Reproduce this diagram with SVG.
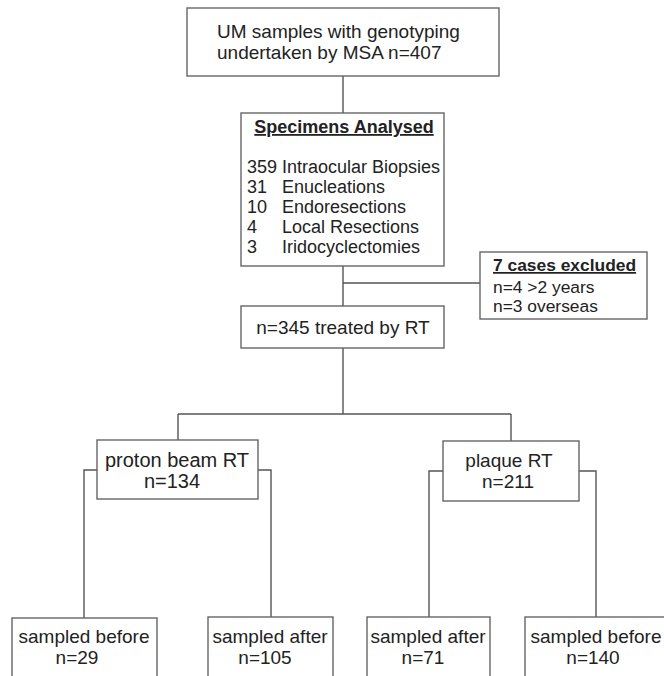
<svg xmlns="http://www.w3.org/2000/svg" width="664" height="676" viewBox="0 0 664 676">
<style>
.box{fill:#fff;stroke:#666;stroke-width:1.4}
.t{font-family:"Liberation Sans",Arial,sans-serif;font-size:19px;fill:#222}
.s{font-size:18px}
.b{font-weight:bold;text-decoration:underline}
.c{fill:none;stroke:#555;stroke-width:1.4}
</style>
<rect width="664" height="676" fill="#fff"/>
<g id="connectors" class="c">
<path d="M343 76V113"/>
<path d="M343 266V306"/>
<path d="M343 283H480"/>
<path d="M343 348V414"/>
<path d="M178 414H511"/>
<path d="M178 414V440"/>
<path d="M511 414V441"/>
<path d="M97 470H84V618"/>
<path d="M258 470H271V617"/>
<path d="M443 471H429V617"/>
<path d="M579 471H596V617"/>
</g>
<g id="n_total">
<rect class="box" x="187" y="8" width="312" height="68"/>
<text class="t" x="217" y="38">UM samples with genotyping</text>
<text class="t" x="217" y="59">undertaken by MSA n=407</text>
</g>
<g id="n_specimens">
<rect class="box" x="241" y="113" width="203" height="153"/>
<text class="t s b" x="344" y="133" text-anchor="middle">Specimens Analysed</text>
<text class="t s" x="247" y="173">359 Intraocular Biopsies</text>
<text class="t s" x="247" y="193">31</text><text class="t s" x="282" y="193">Enucleations</text>
<text class="t s" x="247" y="213">10</text><text class="t s" x="282" y="213">Endoresections</text>
<text class="t s" x="247" y="233">4</text><text class="t s" x="282" y="233">Local Resections</text>
<text class="t s" x="247" y="253">3</text><text class="t s" x="282" y="253">Iridocyclectomies</text>
</g>
<g id="n_excluded">
<rect class="box" x="480" y="252" width="167" height="67"/>
<text class="t b" x="493" y="271" style="font-size:17.4px">7 cases excluded</text>
<text class="t" x="493" y="293" style="font-size:17.4px">n=4 &gt;2 years</text>
<text class="t" x="493" y="312" style="font-size:17.4px">n=3 overseas</text>
</g>
<g id="n_rt">
<rect class="box" x="241" y="306" width="203" height="42"/>
<text class="t" x="343" y="334" text-anchor="middle">n=345 treated by RT</text>
</g>
<g id="n_proton">
<rect class="box" x="97" y="440" width="161" height="59"/>
<text class="t" x="177" y="467" text-anchor="middle" style="font-size:20px">proton beam RT</text>
<text class="t" x="172" y="488" text-anchor="middle" style="font-size:20px">n=134</text>
</g>
<g id="n_plaque">
<rect class="box" x="443" y="441" width="136" height="60"/>
<text class="t" x="509" y="467" text-anchor="middle">plaque RT</text>
<text class="t" x="508" y="488" text-anchor="middle">n=211</text>
</g>
<g id="n_pb_before">
<rect class="box" x="12" y="618" width="145" height="70"/>
<text class="t" x="84" y="643" text-anchor="middle">sampled before</text>
<text class="t" x="77" y="664" text-anchor="middle">n=29</text>
</g>
<g id="n_pb_after">
<rect class="box" x="208" y="617" width="125" height="70"/>
<text class="t" x="270" y="643" text-anchor="middle">sampled after</text>
<text class="t" x="265" y="664" text-anchor="middle">n=105</text>
</g>
<g id="n_pl_after">
<rect class="box" x="367" y="617" width="123" height="70"/>
<text class="t" x="428" y="643" text-anchor="middle">sampled after</text>
<text class="t" x="423" y="664" text-anchor="middle">n=71</text>
</g>
<g id="n_pl_before">
<rect class="box" x="525" y="617" width="145" height="70"/>
<text class="t" x="596" y="643" text-anchor="middle">sampled before</text>
<text class="t" x="593" y="664" text-anchor="middle">n=140</text>
</g>
</svg>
------------
* TASK GOAL
Pick out every line holding the string "with" and return it.

* COMPLETED TASK
Reproduce this diagram with SVG.
<text class="t" x="217" y="38">UM samples with genotyping</text>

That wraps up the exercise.